Em segundo lugar, é bastante marcante a forma como Carr denuncia as análises simplistas que muitos disseminam pela internet. Exibindo diversas vezes as mensagens trocadas entre os namorados (evidências visuais que não fazem jus à complexa situação por trás das mesmas), ela critica fortemente a superficialidade e precipitação com as quais é explorado o meio virtual, por vezes geradas pela falta de vontade em ir além das manchetes voltadas a determinados assuntos. Uma vez que aquelas primeiras eclodiram nas redes sociais, muitos “intelectuais de Facebook” não tardaram em classificar Carter, de forma extremamente maniqueísta, como uma vilã doentia, ignorando, por exemplo, as agressões físicas que Conrad recebia de seu pai, ou a já há muito existente tendência ao suicídio, como outras possíveis motivações para sua morte. Atrelada a isso, existe também uma ácida crítica à espetacularização de certos eventos por parte da mídia (com exceção de um entrevistado em particular, um jornalista que contribui com várias interpretações interessantes), por vezes mais preocupada com a atração de espectadores do que com a conscientização dos mesmos.

Seria injusto inferir, além disso, que a diretora visa, com garras e dentes, justificar as atitudes de Michelle Carter (pensamento que deve ser natural nas mentes de uma parcela da plateia). Ela explora as mais diversas perspectivas, considerando, inclusive, a visão de que a jovem teria sido movida por um instinto maldoso e egocêntrico, buscando atenção na compaixão que viria após a morte de seu “amado”. Isso sem considerar, também, que deixa claro que seu interesse não está em condenar ou diminuir a culpa da garota, mas sim em transmitir uma importante lição voltada ao uso indevido da tecnologia, através da história de uma paixão que logo se tornou uma bomba relógio. Em alguns momentos, no entanto, o foco exagerado em Carter acaba diminuindo o tratamento que a verdadeira vítima tanto merecia.
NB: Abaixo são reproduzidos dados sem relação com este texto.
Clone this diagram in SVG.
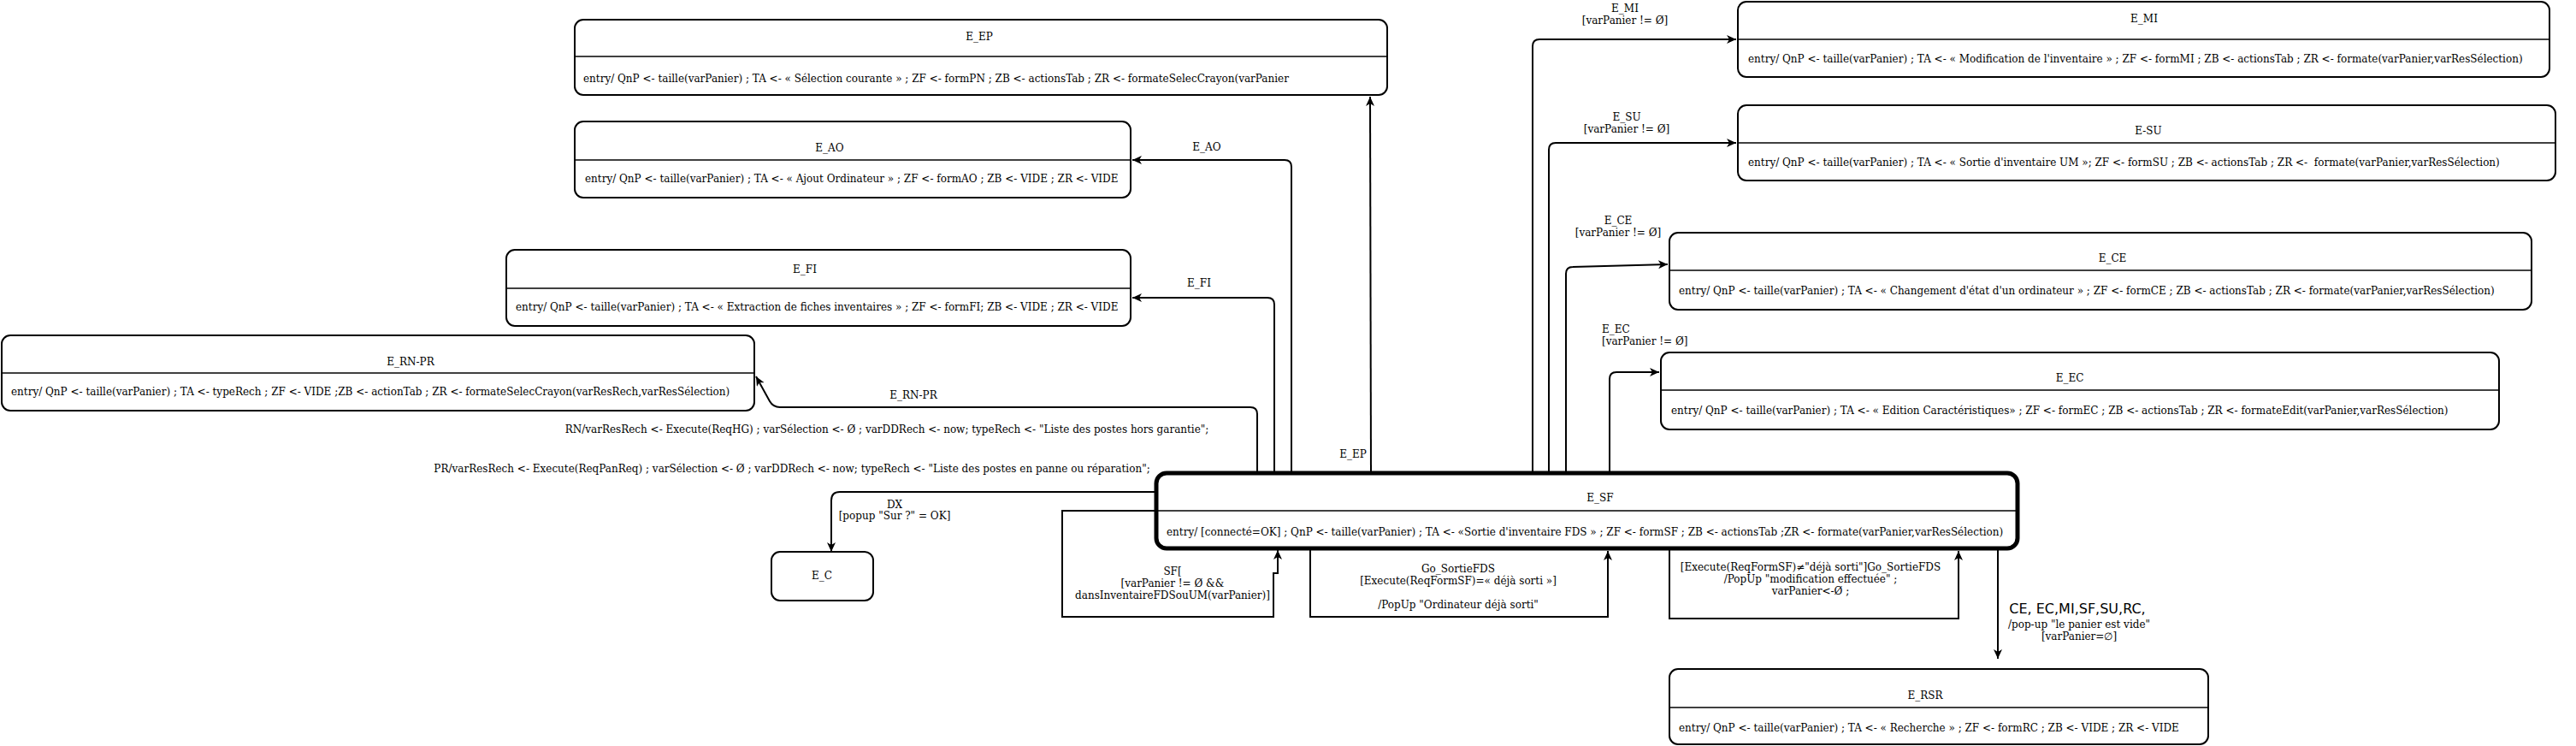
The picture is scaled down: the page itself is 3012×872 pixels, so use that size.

Forte e intensamente relevante, “Eu Te Amo, Agora Morra – O Caso de Michelle Carter” é uma mensagem obrigatória para uma juventude cada vez mais inseparável das telas tecnológicas. Desafiador, o documentário convida o espectador a um uso mais consciente das redes sociais, bem como educa a respeito dos perigos causados pelo isolamento e pelos simplismos disseminados virtualmente.